▸ **Objective**: Identify each line below that contains the word "chart", and copy it out.

* * * * * * * * *

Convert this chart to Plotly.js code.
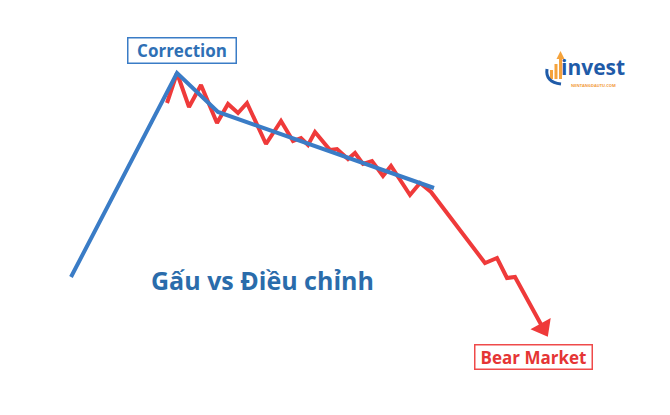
<!DOCTYPE html>
<html><head><meta charset="utf-8">
<script src="https://cdn.plot.ly/plotly-3.0.1.min.js"></script>
<style>html,body{margin:0;padding:0;background:#fff}#chart{width:670px;height:415px}</style>
</head><body><div id="chart"></div>
<script>
// Trend (correction) line: time index vs price level
const trendTime  = [71, 177, 218, 434];
const trendPrice = [138, 342, 303, 227];
// Actual price path (correction then bear market)
const priceTime  = [167,177,189,201,217,228,238,247,266,281,293,301,308,315,330,337,348,355,363,372,383,391,410,420,431,485,497,507,515,543];
const priceLevel = [312,342,308,330,292,311,302,312,271,294,274,277,270,283,265,266,256,262,251,254,239,249,220,232,223,152,157,137,138,87];
const labels = {correction: "Correction", bear: "Bear Market", title: "Gấu vs Điều chỉnh", brand: "invest", site: "NENTANGDAUTU.COM"};

const RED = "#ef3a3a", BLUE = "#3a7cc6";
const n = priceTime.length;
const traces = [
  {x: priceTime, y: priceLevel, mode: "lines+markers", type: "scatter",
   line: {color: RED, width: 4, shape: "linear"},
   marker: {color: RED, opacity: 1, size: priceTime.map((_, i) => i === n - 1 ? 20 : 0),
            symbol: "triangle-up", angleref: "previous", line: {width: 0, color: RED}},
   hoverinfo: "skip"},
  {x: trendTime, y: trendPrice, mode: "lines", type: "scatter",
   line: {color: BLUE, width: 4}, hoverinfo: "skip"}
];
const font = "'Open Sans', Roboto, sans-serif";
const layout = {
  width: 670, height: 415, margin: {l: 0, r: 0, t: 0, b: 0},
  paper_bgcolor: "#fff", plot_bgcolor: "#fff", showlegend: false,
  xaxis: {range: [0, 670], visible: false, fixedrange: true},
  yaxis: {range: [0, 415], visible: false, fixedrange: true},
  annotations: [
    {x: 181.5, y: 365, xref: "x", yref: "y", text: "<b>" + labels.correction + "</b>", showarrow: false,
     font: {family: font, size: 17, color: "#2f70b5"}, bordercolor: "#3a7cc6", borderwidth: 1.5,
     borderpad: 2, bgcolor: "#fff", width: 103, height: 20},
    {x: 533, y: 58, xref: "x", yref: "y", text: "<b>" + labels.bear + "</b>", showarrow: false,
     font: {family: font, size: 17, color: "#e53535"}, bordercolor: "#ef4a4a", borderwidth: 1.5,
     borderpad: 2, bgcolor: "#fff", width: 112, height: 19},
    {x: 262, y: 135, xref: "x", yref: "y", text: "<b>" + labels.title + "</b>", showarrow: false,
     font: {family: font, size: 25, color: "#2a6cab"}},
    {x: 593, y: 348, xref: "x", yref: "y", text: "<b>" + labels.brand + "</b>", showarrow: false,
     font: {family: font, size: 21, color: "#1f5ba8"}},
    {x: 593, y: 330, xref: "x", yref: "y", text: "<b>" + labels.site + "</b>", showarrow: false,
     font: {family: font, size: 4, color: "#f29a3a"}}
  ],
  shapes: [
    {type: "rect", xref: "x", yref: "y", x0: 550, x1: 553, y0: 336, y1: 345, fillcolor: "#f5a33c", line: {width: 0}},
    {type: "rect", xref: "x", yref: "y", x0: 554.5, x1: 557.5, y0: 336, y1: 351, fillcolor: "#f5a33c", line: {width: 0}},
    {type: "path", xref: "x", yref: "y", path: "M 559 336 L 559 356 L 556.5 356 L 560.5 364 L 564.5 356 L 562 356 L 562 336 Z", fillcolor: "#f5a33c", line: {width: 0}},
    {type: "path", xref: "x", yref: "y", path: "M 547 346 Q 545 333 561 331", line: {color: "#1f5ba8", width: 3}}
  ]
};
Plotly.newPlot("chart", traces, layout, {staticPlot: true, displayModeBar: false});
</script></body></html>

* * * * * * * * *

▸ **Exercise answer**:
Convert this chart to Plotly.js code.
<style>html,body{margin:0;padding:0;background:#fff}#chart{width:670px;height:415px}</style>
</head><body><div id="chart"></div>
Plotly.newPlot("chart", traces, layout, {staticPlot: true, displayModeBar: false});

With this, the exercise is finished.